A public forum from 7 to 9 p.m. Tuesday, Oct. 16 in Santa Barbara will feature 15 people accused of committing acts of civil resistance before the launch of a Minuteman III Intercontinental Ballistic Missile in February.
The group will stand trial on trespass charges in federal court on Oct. 17.
Members of the “Vandenberg 15” include Daniel Ellsberg, a U.S. nuclear weapons strategist who released the Pentagon Papers to the press in 1971; Cindy Sheehan, a founder of Gold Star Families for Peace whose son Casey was killed in 2004 in Iraq; the Rev. Louie Vitale, former provincial superior of the Franciscan Friars of the Province of St. Barbara; and David Krieger, president of the Nuclear Age Peace Foundation, a Santa Barbara-based nonprofit organization that works for the global abolition of nuclear weapons.

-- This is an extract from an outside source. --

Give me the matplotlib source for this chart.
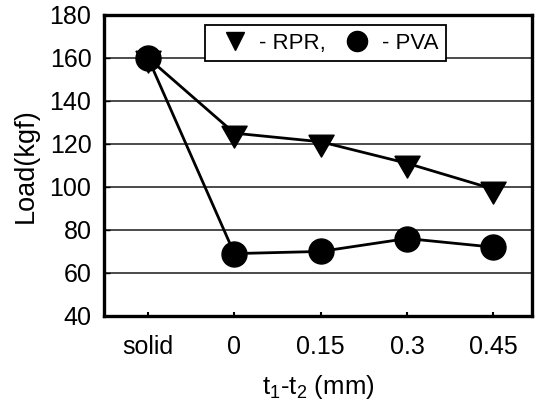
import numpy as np
import matplotlib
matplotlib.use('Agg')
import matplotlib.pyplot as plt
from matplotlib.lines import Line2D

plt.rcParams['font.family'] = ['Liberation Sans', 'DejaVu Sans']
plt.rcParams['mathtext.default'] = 'regular'

# Load at each gap setting
categories = ['solid', '0', '0.15', '0.3', '0.45']
load_rpr = [160, 125, 121, 111, 99]
load_pva = [160, 69, 70, 76, 72]
yticks = [40, 60, 80, 100, 120, 140, 160, 180]

# downward triangle with its centroid on the data point
tri = [(-1.0, 0.577), (1.0, 0.577), (0.0, -1.155), (-1.0, 0.577)]

fig = plt.figure(figsize=(5.36, 4.03), dpi=100)
ax = fig.add_axes([0.194, 0.216, 0.799, 0.747])

x = np.arange(len(categories))
ax.plot(x, load_rpr, color='black', lw=2.0, marker=tri, ms=21, zorder=3)
ax.plot(x, load_pva, color='black', lw=2.0, marker='o', ms=18, zorder=4)

ax.set_xlim(-0.51, 4.45)
ax.set_ylim(40, 180)
ax.set_xticks(x)
ax.set_xticklabels(categories)
ax.set_yticks(yticks)
ax.yaxis.grid(True, color='#1a1a1a', lw=1.1)
ax.set_axisbelow(True)

for s in ax.spines.values():
    s.set_linewidth(2.4)
ax.tick_params(axis='y', direction='in', length=4, width=1, labelsize=18, pad=9)
ax.tick_params(axis='x', direction='in', length=3, width=1.5, labelsize=18, pad=14)

ax.set_ylabel('Load(kgf)', fontsize=19.5, labelpad=8)
ax.set_xlabel('t$_1$-t$_2$ (mm)', fontsize=18.5, labelpad=10)

handles = [
    Line2D([], [], ls='none', marker='v', ms=12.5, color='black'),
    Line2D([], [], ls='none', marker='o', ms=14.5, color='black'),
]
leg = ax.legend(handles, ['- RPR,', '- PVA'], ncol=2, loc='upper left',
                bbox_to_anchor=(0.236, 0.967), fontsize=16, frameon=True,
                fancybox=False, framealpha=1, edgecolor='black',
                handlelength=2.0, handletextpad=0.1, columnspacing=0.4,
                borderpad=0.35, borderaxespad=0)
leg.get_frame().set_linewidth(1.3)

fig.savefig('out.png', dpi=100)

The Vandenberg 15 and dozens of others were protesting the Feb. 25 launch of a Minuteman III ICBM from Vandenberg Air Force Base to the Kwajalein Atoll in the Marshall Islands. The United States keeps 450 Minuteman III missiles on high-alert status, ready to be fired upon an order. The missiles are armed with thermonuclear warheads and can reach nearly any place on Earth in 30 minutes or less. Once fired, the missiles cannot be redirected or recalled.
As a land-based missile, the Minuteman III is easily targeted and, in a time of crisis, there would be pressure to “use them or lose them.” These missiles make launching to a false warning and accidental nuclear war far more likely.
The free public forum will be held in the Faulkner Gallery of the Central Library, 40 E. Anapamu St. in Santa Barbara.
— Rick Wayman represents the Nuclear Age Peace Foundation.